-- Start MATERIAL --

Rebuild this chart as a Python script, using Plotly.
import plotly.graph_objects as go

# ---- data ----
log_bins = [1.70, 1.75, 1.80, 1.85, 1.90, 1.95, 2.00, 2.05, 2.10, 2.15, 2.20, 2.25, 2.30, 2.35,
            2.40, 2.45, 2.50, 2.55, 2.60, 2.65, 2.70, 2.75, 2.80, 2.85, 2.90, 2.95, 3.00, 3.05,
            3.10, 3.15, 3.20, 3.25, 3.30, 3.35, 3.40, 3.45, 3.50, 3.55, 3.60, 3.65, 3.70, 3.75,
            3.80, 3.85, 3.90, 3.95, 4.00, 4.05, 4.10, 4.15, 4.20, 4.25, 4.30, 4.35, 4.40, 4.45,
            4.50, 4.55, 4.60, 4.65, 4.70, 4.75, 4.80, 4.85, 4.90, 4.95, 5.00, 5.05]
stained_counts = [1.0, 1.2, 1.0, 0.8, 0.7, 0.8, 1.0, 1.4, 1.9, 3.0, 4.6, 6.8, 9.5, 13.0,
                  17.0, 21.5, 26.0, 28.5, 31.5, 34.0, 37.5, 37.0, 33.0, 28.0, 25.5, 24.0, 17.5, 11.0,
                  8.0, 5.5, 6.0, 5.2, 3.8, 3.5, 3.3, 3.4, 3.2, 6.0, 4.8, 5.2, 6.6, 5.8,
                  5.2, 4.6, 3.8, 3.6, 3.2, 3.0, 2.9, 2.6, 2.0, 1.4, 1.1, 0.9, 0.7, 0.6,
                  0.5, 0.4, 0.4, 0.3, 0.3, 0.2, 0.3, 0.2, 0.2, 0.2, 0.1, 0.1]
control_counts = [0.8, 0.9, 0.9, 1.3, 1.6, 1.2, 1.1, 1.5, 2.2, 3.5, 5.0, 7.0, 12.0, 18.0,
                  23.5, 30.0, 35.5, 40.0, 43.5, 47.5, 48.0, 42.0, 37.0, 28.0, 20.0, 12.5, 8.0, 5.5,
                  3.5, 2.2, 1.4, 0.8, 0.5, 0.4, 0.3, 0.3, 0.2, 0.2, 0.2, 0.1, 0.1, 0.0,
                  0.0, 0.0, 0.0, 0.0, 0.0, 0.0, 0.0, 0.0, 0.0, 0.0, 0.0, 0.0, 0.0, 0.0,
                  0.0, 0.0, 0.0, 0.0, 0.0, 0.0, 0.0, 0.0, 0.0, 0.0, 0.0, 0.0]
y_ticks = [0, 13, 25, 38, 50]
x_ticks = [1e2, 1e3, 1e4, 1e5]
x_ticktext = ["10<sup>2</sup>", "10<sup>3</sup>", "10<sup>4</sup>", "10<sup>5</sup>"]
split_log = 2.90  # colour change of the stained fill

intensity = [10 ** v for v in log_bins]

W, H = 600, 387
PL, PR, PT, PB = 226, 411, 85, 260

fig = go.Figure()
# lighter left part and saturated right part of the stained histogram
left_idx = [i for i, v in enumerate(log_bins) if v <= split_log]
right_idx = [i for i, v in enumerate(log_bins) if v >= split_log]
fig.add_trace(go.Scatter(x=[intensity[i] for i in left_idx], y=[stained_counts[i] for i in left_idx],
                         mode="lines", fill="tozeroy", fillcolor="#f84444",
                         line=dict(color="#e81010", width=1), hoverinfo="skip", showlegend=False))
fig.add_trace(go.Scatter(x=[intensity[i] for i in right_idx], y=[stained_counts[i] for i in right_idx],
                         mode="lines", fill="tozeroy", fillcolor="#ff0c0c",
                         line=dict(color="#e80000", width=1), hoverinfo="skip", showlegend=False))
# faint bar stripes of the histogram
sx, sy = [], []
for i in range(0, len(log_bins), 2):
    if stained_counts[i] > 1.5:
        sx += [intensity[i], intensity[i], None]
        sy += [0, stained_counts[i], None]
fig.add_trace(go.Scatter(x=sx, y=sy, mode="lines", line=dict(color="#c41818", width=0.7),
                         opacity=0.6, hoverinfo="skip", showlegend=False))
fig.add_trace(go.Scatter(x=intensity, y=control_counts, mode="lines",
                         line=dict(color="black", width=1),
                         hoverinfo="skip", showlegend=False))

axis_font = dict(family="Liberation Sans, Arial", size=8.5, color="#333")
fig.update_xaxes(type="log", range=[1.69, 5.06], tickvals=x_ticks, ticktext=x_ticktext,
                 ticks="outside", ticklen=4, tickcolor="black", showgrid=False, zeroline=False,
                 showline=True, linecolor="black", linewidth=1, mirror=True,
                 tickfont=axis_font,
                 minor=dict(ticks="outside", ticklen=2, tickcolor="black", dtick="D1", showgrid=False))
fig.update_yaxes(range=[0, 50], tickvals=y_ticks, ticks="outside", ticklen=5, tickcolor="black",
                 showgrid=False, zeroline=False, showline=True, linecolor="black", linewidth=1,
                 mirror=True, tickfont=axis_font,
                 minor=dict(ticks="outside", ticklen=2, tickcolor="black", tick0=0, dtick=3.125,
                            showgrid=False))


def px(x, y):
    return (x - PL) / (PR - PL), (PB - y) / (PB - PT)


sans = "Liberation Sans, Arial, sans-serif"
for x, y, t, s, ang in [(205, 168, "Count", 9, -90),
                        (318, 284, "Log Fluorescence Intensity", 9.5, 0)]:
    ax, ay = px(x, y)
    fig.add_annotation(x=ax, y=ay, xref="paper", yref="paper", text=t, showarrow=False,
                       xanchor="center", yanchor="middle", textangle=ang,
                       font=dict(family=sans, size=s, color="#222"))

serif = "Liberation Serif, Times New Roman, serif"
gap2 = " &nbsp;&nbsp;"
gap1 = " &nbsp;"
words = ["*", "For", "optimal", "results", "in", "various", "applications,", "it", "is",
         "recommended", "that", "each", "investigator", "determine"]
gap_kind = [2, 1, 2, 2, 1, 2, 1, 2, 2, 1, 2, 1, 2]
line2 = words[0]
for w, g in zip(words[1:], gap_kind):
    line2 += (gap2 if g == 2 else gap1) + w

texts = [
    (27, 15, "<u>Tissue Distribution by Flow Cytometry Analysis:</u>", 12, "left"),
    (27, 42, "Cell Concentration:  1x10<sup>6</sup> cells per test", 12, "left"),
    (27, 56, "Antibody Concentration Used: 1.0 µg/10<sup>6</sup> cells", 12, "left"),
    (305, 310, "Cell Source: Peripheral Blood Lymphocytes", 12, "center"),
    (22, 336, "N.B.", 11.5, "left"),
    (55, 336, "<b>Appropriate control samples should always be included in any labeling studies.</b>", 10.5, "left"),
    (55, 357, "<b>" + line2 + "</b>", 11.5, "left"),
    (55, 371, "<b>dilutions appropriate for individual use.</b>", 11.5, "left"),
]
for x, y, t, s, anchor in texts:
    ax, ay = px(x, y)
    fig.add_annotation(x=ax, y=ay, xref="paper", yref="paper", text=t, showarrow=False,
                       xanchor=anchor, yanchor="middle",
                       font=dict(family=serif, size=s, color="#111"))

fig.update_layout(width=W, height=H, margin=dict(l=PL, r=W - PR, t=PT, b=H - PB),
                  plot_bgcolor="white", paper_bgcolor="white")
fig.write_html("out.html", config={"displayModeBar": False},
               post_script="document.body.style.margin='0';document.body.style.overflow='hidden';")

-- End MATERIAL --

WORK TO BE COMPLETED:
Look at the material above and copy, word for word, its lines from the first through the one containing "import plotly.graph_objects as go".

EXERCISE SOLUTION:
Rebuild this chart as a Python script, using Plotly.
import plotly.graph_objects as go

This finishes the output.